Il CPF di Foggia, pertanto, chiede che il Partito voglia meglio precisare e articolare la sua proposta politica, sciogliendo i dubbi che attraversano larga parte di Rifondazione e rendendone chiari i passaggi. L’incertezza e la mancanza di chiarezza non hanno mai portato da nessuna parte.
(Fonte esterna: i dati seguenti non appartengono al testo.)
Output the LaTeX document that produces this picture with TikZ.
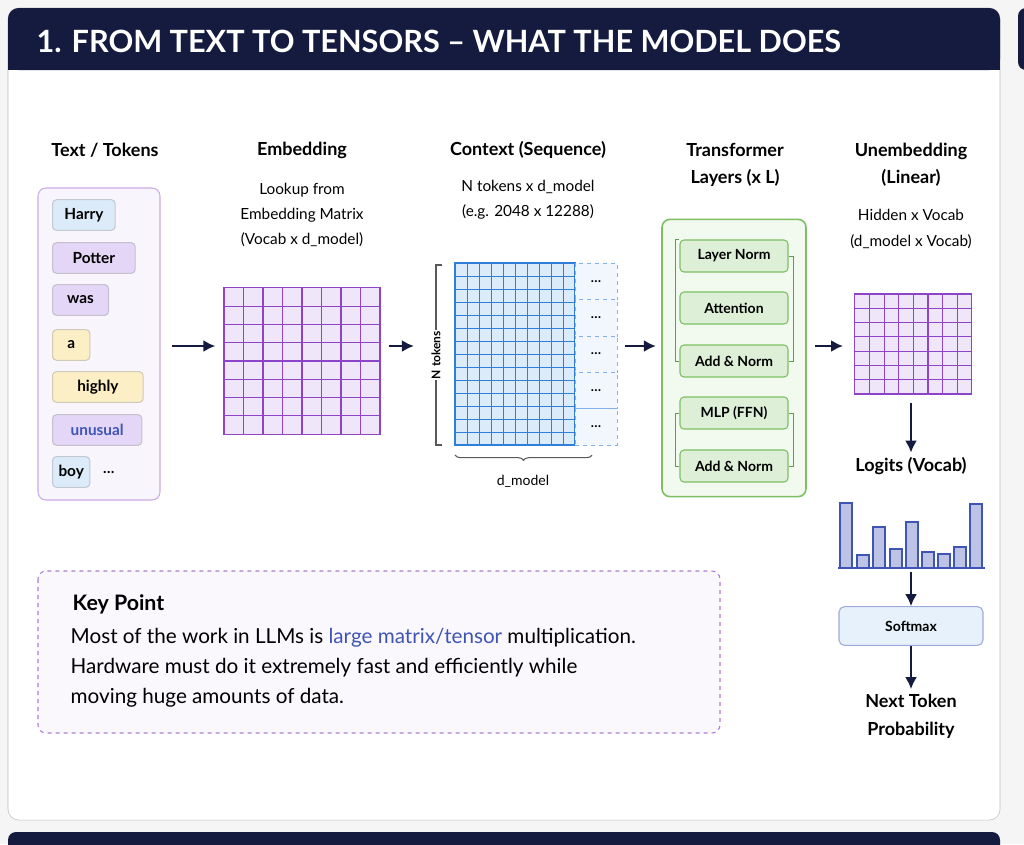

Per quanto ci riguarda, siamo convinti che Rifondazione Comunista si rafforza non mediante cessioni di sovranità (oltretutto al buio), ma impegnandola concretamente nella costruzione di un campo largo della sinistra antiliberista; che Rifondazione si rafforza se investe con intelligenza in Potere al Popolo, avendo però del tutto chiaro che Potere al Popolo non è e non può essere in nessun caso e in alcun modo l’esito della storia di Rifondazione e il suo obbiettivo strategico; che Rifondazione si rafforza e torna ad avere il ruolo che le spetta se contribuisce, come solo Rifondazione può fare e come la sua storia ci dice, alla rinascita di una Sinistra, antiliberista e anticapitalista, ampia e unitaria, che torni a contare nel Paese.